5. Advice to step-parents: Stay out of it. Listen to your spouse's concerns about the ex-spouse. Be supportive, not directive. Don't try to tell your spouse what to do or to do it for him or her. Don’t be pushy or controlling. Problems with the ex-spouse are already complicated enough without you jumping in with off-the-wall reactions, judgments and criticisms. Detach and be a resource instead of "player."

Your efforts will be seen as an unwelcome intrusion into your spouse's autonomy. Trust your spouse's judgment about how to handle the ex-spouse. Support his or her role with the children and know that your own relationship with them will evolve slowly and naturally.

Men and women who can’t free themselves from the influences of a first marriage usually end up destroying a second. Talk about the powerful emotional experiences from the first marriage with each other. Listen to your spouse in a non-judgmental way and be encouraging.
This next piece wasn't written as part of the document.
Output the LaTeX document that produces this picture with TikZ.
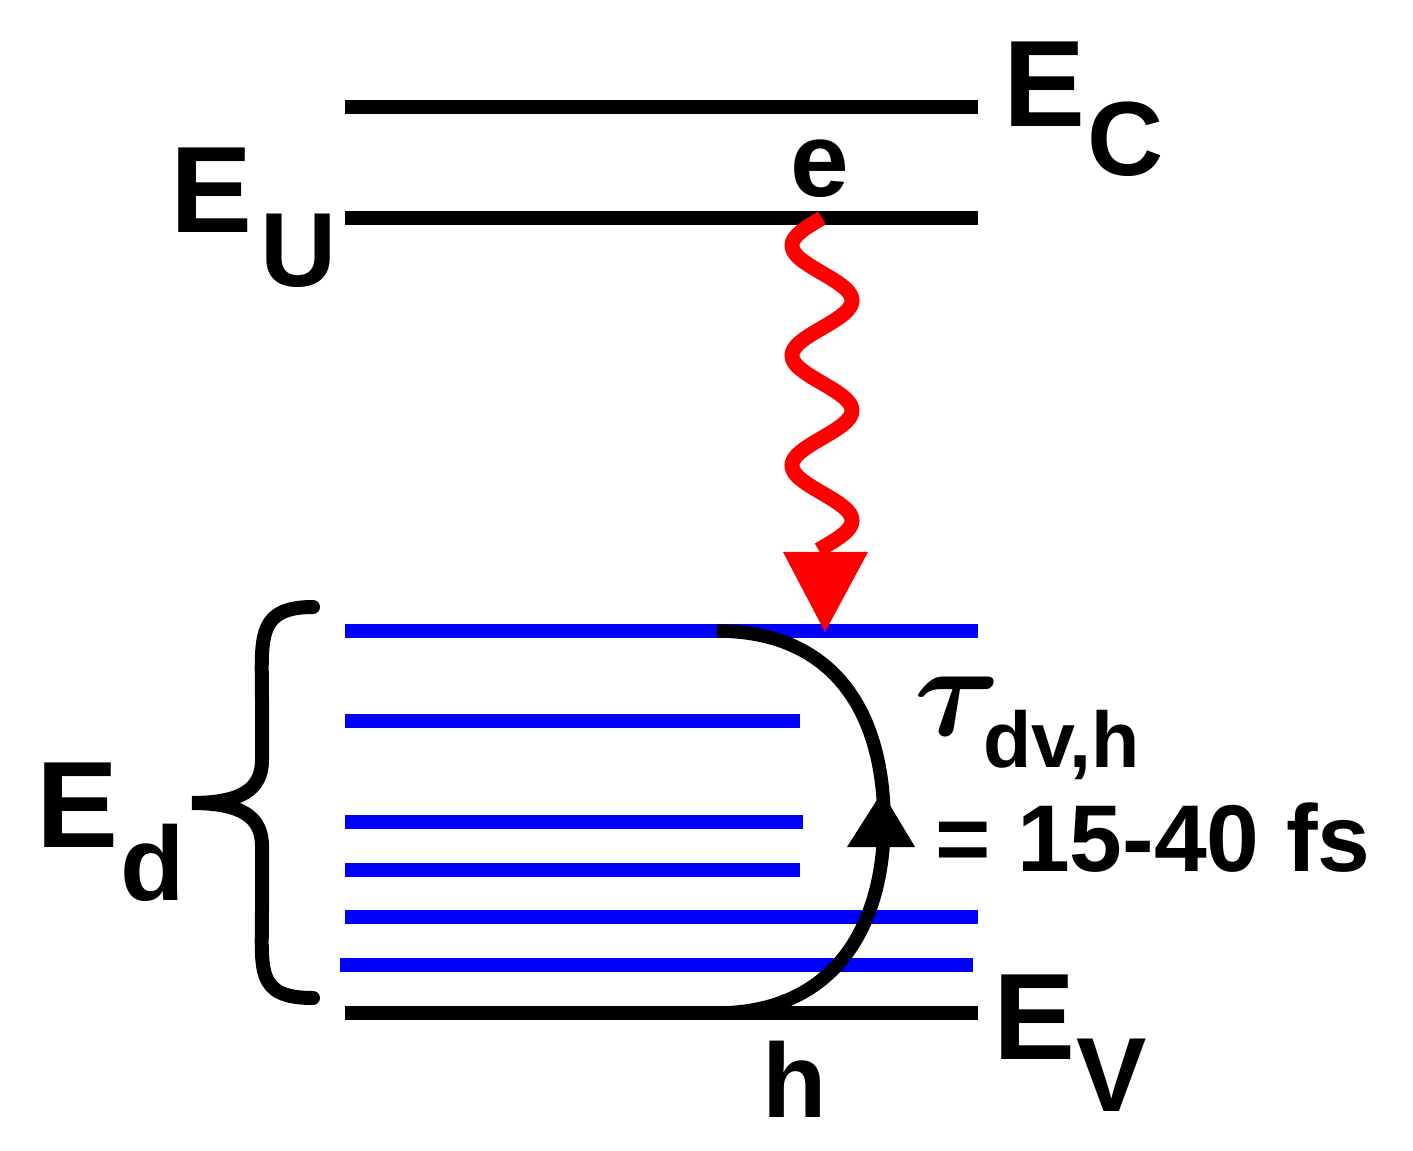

Discuss how patterns from the first marriage may still be a cause for concern.

Your own bond will develop as you work together as a team to define how to deal with the difficulties the ex-spouse presents. It takes a lot of time, trust and patience to gain your spouse’s confidence when it comes to parenting strategies, policies and defining appropriate boundaries. In the end, you need to agree on parenting as it takes place in your home.

For an excellent book on step families, read, "Step Families: Love, Marriage and Parenting in the First Decade" by Dr. James Bray and John Kelly, Broadway Books, NY, 1998.